Trending Clinical Topic: New Blood Tests

Ryan Syrek


January 21, 2022

Each week, we identify one top search term, speculate about what caused its popularity, and provide an infographic on a related condition. If you have thoughts about what's trending and why, share them with us on Twitter or Facebook.

Earlier this month, a federal jury convicted Elizabeth Holmes, founder of the blood testing startup Theranos, on four of 11 charges of fraud. Her claims about revolutionizing such tests resulted in the company's valuation at $9 billion. When those claims were revealed to be misleading, many questioned whether the public would grow suspicious of legitimate advances in blood tests. Recent studies have confirmed progress in the use of blood to test for various key conditions (see Infographic below), leading to this week's top trending clinical topic.

Research from the UK suggests that pregnant women at risk for preeclampsia can now be identified early, before symptoms develop. The study analyzed genetic material from over 2500 blood samples of pregnant women from eight independent cohorts with multiple demographics, including socioeconomic background, geographic location, ethnicity, and nationality, collected 14.5 weeks before delivery. Researchers used plasma cell–free RNA transcripts to examine the molecular mechanisms in fetal, maternal, and placental tissues. A signal from a single blood sample had a 32.3% positive predictive value and 75% sensitivity. In addition, 73% of participants with a positive predictive value were identified "as destined to have a medically indicated preterm birth over 3 months in advance of the preeclampsia symptoms," said the authors. With as many as 1 in 12 pregnancies affected by preeclampsia and given that the diagnosis is most often only made in the third trimester, these results provide a promising outlook for pregnant women.
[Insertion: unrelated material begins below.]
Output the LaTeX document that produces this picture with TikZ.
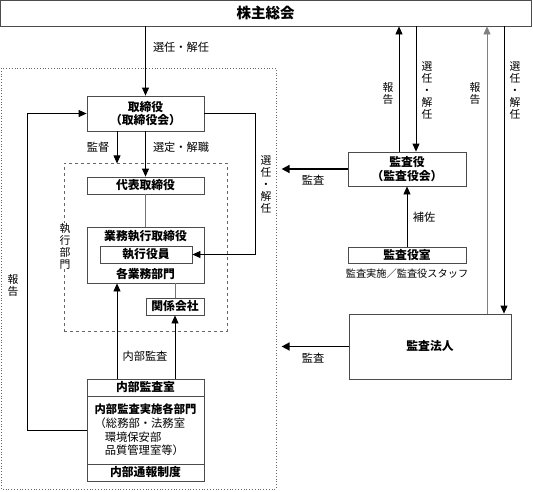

Elsewhere, recent data show that a blood-based cancer test can accurately identify cancer in undiagnosed patients with vague symptoms, even differentiating between localized and metastatic disease. A study investigated the use of nuclear magnetic resonance (NMR) metabolomics to analyze blood samples from 300 patients with nonspecific but concerning symptoms of cancer. Unlike conventional blood-based tests for cancer, which look for genetic material from tumors, the NMR-based technique uses magnetic field and radio waves to analyze levels of metabolites in the blood. NMR-based metabolomic analysis correctly detected the presence of solid tumors in 19 out of 20 patients with cancer in the study. It also identified metastatic disease in these patients with an accuracy of 94%. The authors emphasize that the techniques will need testing in a larger cohort of patients to confirm the results and evaluate the utility of the test in a wider clinical context.

In other cancer detection news, a new blood-based biomarker panel combined with a model assessing risk factors for lung cancer better predicts who could benefit most from screening, according to new findings. Hanash and colleagues found that a four-marker protein panel (4MP) — consisting of the precursor form of surfactant protein B (pro-SFTPB), cancer antigen 125, carcinoembryonic antigen, and cytokeratin-19 fragment — can potentially identify individuals at risk for lung cancer. The study found that combining the blood-based 4MP with a lung cancer risk prediction model (PLCOm2012) better identified individuals who would benefit from lung cancer screening compared with the US Preventive Services Task Force (USPSTF) criteria.

Among individuals who had at least a 10–pack-year smoking history, the combination model demonstrated a sensitivity of 88.4%, compared with 78.5% for the USPSTF criteria. Specificity was also better (56.2% vs 49.3%). The 4MP alone yielded an area under the receiver operating characteristic curve (AUC) of 0.79 for specimens drawn from lung cancer cases obtained within 1 year before diagnosis and 0.74 for the entire specimen set. The combined 4MP and PLCOm2012 model yielded an AUC of 0.85 for lung cancer specimens that had been collected within 1 year before diagnosis. The authors note that although the blood test could be implemented as a lab test in the near future, approval from the US Food and Drug Administration would most likely require evaluation through a prospective clinical trial.

In terms of other conditions, a new blood test that identifies a variant of the protein P53 appears to predict Alzheimer's disease (AD) progression up to 6 years in advance of a clinical diagnosis. Analysis of two studies showed that AlzoSure Predict, which uses less than 1 mL of blood, had numerous benefits compared with other blood tests that track AD pathology. Results showed the test predicted decline from mild cognitive impairment to AD at the end of 6 years, with an AUC greater than 90%. The findings were presented at the 14th Clinical Trials on Alzheimer's Disease (CTAD) conference.

Although Holmes's claims were not supported by rigorous science, legitimate advances in blood testing are promising. Detecting preeclampsia and cancer and assessing AD progression all may soon be more accurate and easier, which is why "new blood tests" became this week's top trending clinical topic.